# Why does NDSolve and NIntegrate not give the same result? [closed]

I have plotted solution of two equivalent equations one in Integral form (right chart) the other in Differential form (left chart) using NDSolve and NIntegrate but they give me completely different graphs. Can somebody explain why this is happening?

My NIntegrate code for the right hand chart:

Subscript[Ω, rad] = 10^-4;
Subscript[Ω, mat] = 0.3;
Subscript[Ω, Λ] = 0.7;
Subscript[H, 0] = 2*10^-18;
c = 3*10^8;
Subscript[a, 0] = 10^-10;
H[z_] := Subscript[H,
0]*(Subscript[Ω, rad] (1 + z)^4 +
Subscript[Ω, mat] (1 + z)^3 +
Subscript[Ω, Λ])^0.5;
Plot[6 (1 + x)^3*
NIntegrate[(H[z] - (1 + z) H'[z])/(1 + z)^4, {z, x, 100000}], {x, 0,100000}]


The NDSolve code for the left hand chart:

Subscript[Ω, rad] = 10^-4;
Subscript[Ω, mat] = 0.3;
Subscript[Ω, Λ] = 0.7;
Subscript[H, 0] = 2*10^-18;
c = 3*10^8;
Subscript[a, 0] = 10^-10;
Subscript[z, i] = 10^5;

H[z_] := Subscript[H,0]*(Subscript[Ω, rad] (1 + z)^4 + Subscript[Ω, mat] (1 + z)^3 +Subscript[Ω,Λ])^0.5;
ϵ[z_] := H'[z]/H[z] (1 + z);

s = NDSolve[{(1 + z)^2 ϕ''[z] - (2 - ϵ[z]) (1 + z) ϕ'[z]== 6 (1 - ϵ[z]), ϕ[0] == 0, ϕ'[0] == 0}, ϕ, {z, 0, Subscript[z, i]}];
Z[z_] := -((c*ϕ'[z] H[z] (1 + z))/Subscript[a, 0])^2

Plot[Evaluate[-((c*ϕ'[z] H[z] (1 + z))/Subscript[a, 0])^2 /.s], {z, 0, 10^5}]


The relevant equations are $$Z=-(\frac{c \dot{\phi}}{a_0})^2$$ dot is derivative with respect to time and ' is derivative with respect to $z$ (Note: capital Z and small z are different)$$\frac{dz}{dt}=-H(1+z)$$ and $$\phi(t)=6\int_{t_i}^{t}\frac{dt'}{a^3(t')}\int_{t_i}^{t'}dt''a^3(t'')[\dot{H(t'')}+H^2(t'')]$$

## closed as off-topic by march, m_goldberg, user9660, MarcoB, Yves KlettMay 26 '16 at 6:00

This question appears to be off-topic.
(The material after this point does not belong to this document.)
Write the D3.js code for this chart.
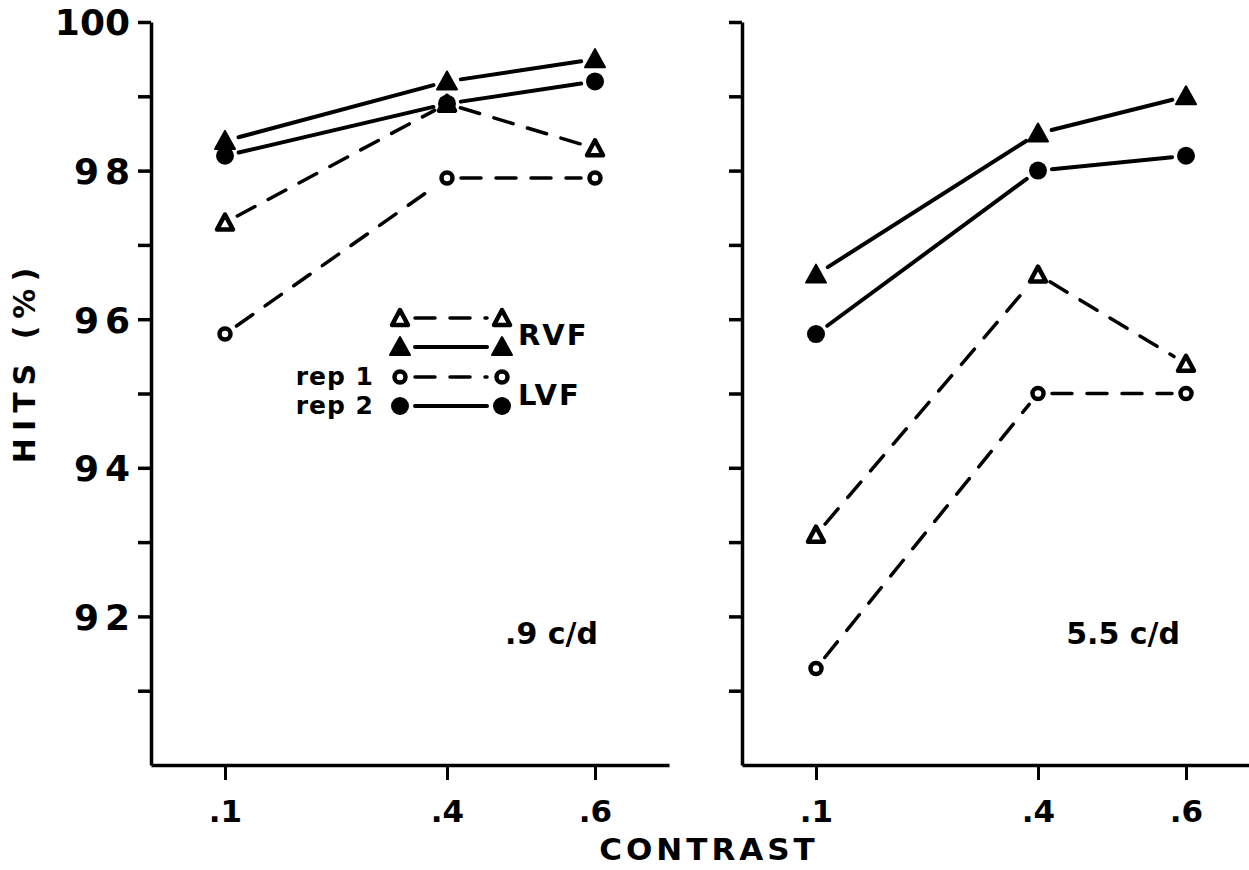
<!DOCTYPE html>
<html lang="en">
<head>
  <meta charset="UTF-8" />
  <title>Hits vs Contrast</title>
  <style>
    body { margin: 0; background: #fff; }
    text { font-family: "DejaVu Sans", sans-serif; font-weight: bold; fill: #000; }
  </style>
  <script src="https://d3js.org/d3.v7.min.js"></script>
</head>
<body>
  <script>
    // contrast levels and hit rates (%)
    const contrasts = [0.1, 0.4, 0.6];
    const panels = [".9 c/d", "5.5 c/d"];

    const lowRVFrep1 = [97.3, 98.9, 98.3];   // open triangle, dashed
    const lowRVFrep2 = [98.4, 99.2, 99.5];   // filled triangle, solid
    const lowLVFrep1 = [95.8, 97.9, 97.9];   // open circle, dashed
    const lowLVFrep2 = [98.2, 98.9, 99.2];   // filled circle, solid

    const highRVFrep1 = [93.1, 96.6, 95.4];
    const highRVFrep2 = [96.6, 98.5, 99.0];
    const highLVFrep1 = [91.3, 95.0, 95.0];
    const highLVFrep2 = [95.8, 98.0, 98.2];

    const yTicks = [91, 92, 93, 94, 95, 96, 97, 98, 99, 100];
    const yLabels = [92, 94, 96, 98, 100];
    const xLabels = [".1", ".4", ".6"];

    const series = [
      { name: "RVF rep1", marker: "openTri", dashed: true },
      { name: "RVF rep2", marker: "fillTri", dashed: false },
      { name: "LVF rep1", marker: "openCirc", dashed: true },
      { name: "LVF rep2", marker: "fillCirc", dashed: false }
    ];
    const panelData = [
      [lowRVFrep1, lowRVFrep2, lowLVFrep1, lowLVFrep2],
      [highRVFrep1, highRVFrep2, highLVFrep1, highLVFrep2]
    ];

    const W = 1249, H = 870;
    const svg = d3.select("body").append("svg").attr("width", W).attr("height", H);

    const y = d3.scaleLinear().domain([90, 100]).range([765, 22]);
    const xs = [
      d3.scaleLinear().domain([0, 0.7]).range([151, 669]),
      d3.scaleLinear().domain([0, 0.7]).range([742, 1260])
    ];

    function drawMarker(g, type, cx, cy) {
      if (type === "fillTri") {
        g.append("path").attr("d", `M${cx},${cy - 10}L${cx + 10},${cy + 8}L${cx - 10},${cy + 8}Z`)
          .attr("fill", "#000").attr("stroke", "#000").attr("stroke-width", 2).attr("stroke-linejoin", "round");
      } else if (type === "openTri") {
        g.append("path").attr("d", `M${cx},${cy - 8}L${cx + 8},${cy + 7}L${cx - 8},${cy + 7}Z`)
          .attr("fill", "#fff").attr("stroke", "#000").attr("stroke-width", 4.5).attr("stroke-linejoin", "round");
      } else if (type === "fillCirc") {
        g.append("circle").attr("cx", cx).attr("cy", cy).attr("r", 9).attr("fill", "#000");
      } else {
        g.append("circle").attr("cx", cx).attr("cy", cy).attr("r", 5.5).attr("fill", "#fff")
          .attr("stroke", "#000").attr("stroke-width", 4.5);
      }
    }

    // segment between two points, pulled back from the markers
    function segment(g, x1, y1, x2, y2, dashed, gap) {
      const dx = x2 - x1, dy = y2 - y1, len = Math.hypot(dx, dy);
      const ux = dx / len, uy = dy / len;
      g.append("line")
        .attr("x1", x1 + ux * gap).attr("y1", y1 + uy * gap)
        .attr("x2", x2 - ux * gap).attr("y2", y2 - uy * gap)
        .attr("stroke", "#000")
        .attr("stroke-width", dashed ? 3.5 : 4)
        .attr("stroke-linecap", "round")
        .attr("stroke-dasharray", dashed ? "20,15" : null);
    }

    panels.forEach((label, p) => {
      const x = xs[p];
      const g = svg.append("g");

      // y axis
      const yAxis = d3.axisLeft(y).tickValues(yTicks).tickSize(13).tickSizeOuter(0)
        .tickFormat(d => (p === 0 && yLabels.includes(d)) ? d : "");
      const ya = g.append("g").attr("transform", `translate(${x(0)},0)`).call(yAxis);
      ya.select(".domain").attr("stroke-width", 3.5);
      ya.selectAll(".tick line").attr("stroke-width", 3.5);
      ya.selectAll(".tick text").attr("font-size", 36)
        .attr("letter-spacing", d => d === 100 ? 0 : 6)
        .attr("x", d => d === 100 ? -21 : -15).attr("dy", "0.36em");

      // x axis
      const xAxis = d3.axisBottom(x).tickValues(contrasts).tickSize(15).tickSizeOuter(0)
        .tickFormat((d, i) => xLabels[i]);
      const xa = g.append("g").attr("transform", `translate(0,${y(90)})`).call(xAxis);
      xa.select(".domain").attr("stroke-width", 3.5);
      xa.selectAll(".tick line").attr("stroke-width", 3);
      xa.selectAll(".tick text").attr("font-size", 31).attr("y", 57).attr("dy", 0);

      // series
      panelData[p].forEach((vals, s) => {
        const pts = contrasts.map((c, i) => [x(c), y(vals[i])]);
        for (let i = 0; i < pts.length - 1; i++) {
          segment(g, pts[i][0], pts[i][1], pts[i + 1][0], pts[i + 1][1], series[s].dashed, 14);
        }
      });
      panelData[p].forEach((vals, s) => {
        contrasts.forEach((c, i) => drawMarker(g, series[s].marker, x(c), y(vals[i])));
      });

      g.append("text").attr("x", p === 0 ? 598 : 1180).attr("y", 644)
        .attr("text-anchor", "end").attr("font-size", 30).text(label);
    });

    // legend
    const legendRows = [
      { marker: "openTri", dashed: true, row: 318 },
      { marker: "fillTri", dashed: false, row: 347 },
      { marker: "openCirc", dashed: true, row: 377, rep: "rep 1" },
      { marker: "fillCirc", dashed: false, row: 406, rep: "rep 2" }
    ];
    const lg = svg.append("g");
    legendRows.forEach(r => {
      segment(lg, 400, r.row, 502, r.row, r.dashed, 15);
      drawMarker(lg, r.marker, 400, r.row);
      drawMarker(lg, r.marker, 502, r.row);
      if (r.rep) {
        lg.append("text").attr("x", 374).attr("y", r.row + 8).attr("text-anchor", "end")
          .attr("font-size", 25).attr("letter-spacing", 1).text(r.rep);
      }
    });
    lg.append("text").attr("x", 518).attr("y", 345).attr("font-size", 29).attr("letter-spacing", 2).text("RVF");
    lg.append("text").attr("x", 518).attr("y", 405).attr("font-size", 29).attr("letter-spacing", 2).text("LVF");

    // axis titles
    svg.append("text").attr("x", 709).attr("y", 860).attr("text-anchor", "middle")
      .attr("font-size", 31).attr("letter-spacing", 4).text("CONTRAST");
    svg.append("text").attr("transform", "translate(35,362) rotate(-90)").attr("text-anchor", "middle")
      .attr("font-size", 30).attr("letter-spacing", 7).text("HITS (%)");
  </script>
</body>
</html>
The users who voted to close gave this specific reason:

• "This question arises due to a simple mistake such as a trivial syntax error, incorrect capitalization, spelling mistake, or other typographical error and is unlikely to help any future visitors, or else it is easily found in the documentation." – march, m_goldberg, Community, MarcoB, Yves Klett
If this question can be reworded to fit the rules in the help center, please edit the question.

• We can't explain without seeing your specific code, preferably a simplified version that shows the same behavior. – march May 22 '16 at 0:25
• sure I am gonna copy the code and paste it here – MSB May 22 '16 at 0:26
• I ahve written the codes now – MSB May 22 '16 at 1:10
• Would you mind also mentioning a bit of background on where you got these equations from? The most obvious recommendation I can give at the moment is for you to use exact constants (e.g. 1/2 instead of 0.5). – J. M. will be back soon May 22 '16 at 1:34
• Not sure about how well Subscript is handled. Personally I have come to avoid it as the devil will holy water. As I don't want to worry about Downvalues or not I often end up simply using variable names like \[CapitalOmega]rad in one symbol. – gwr May 22 '16 at 10:00

I have found my mistake. It was on the initial condition if we take $$\phi(zi)=0$$ and $$\phi'(zi)=0$$ the both methods will give the exact same solution.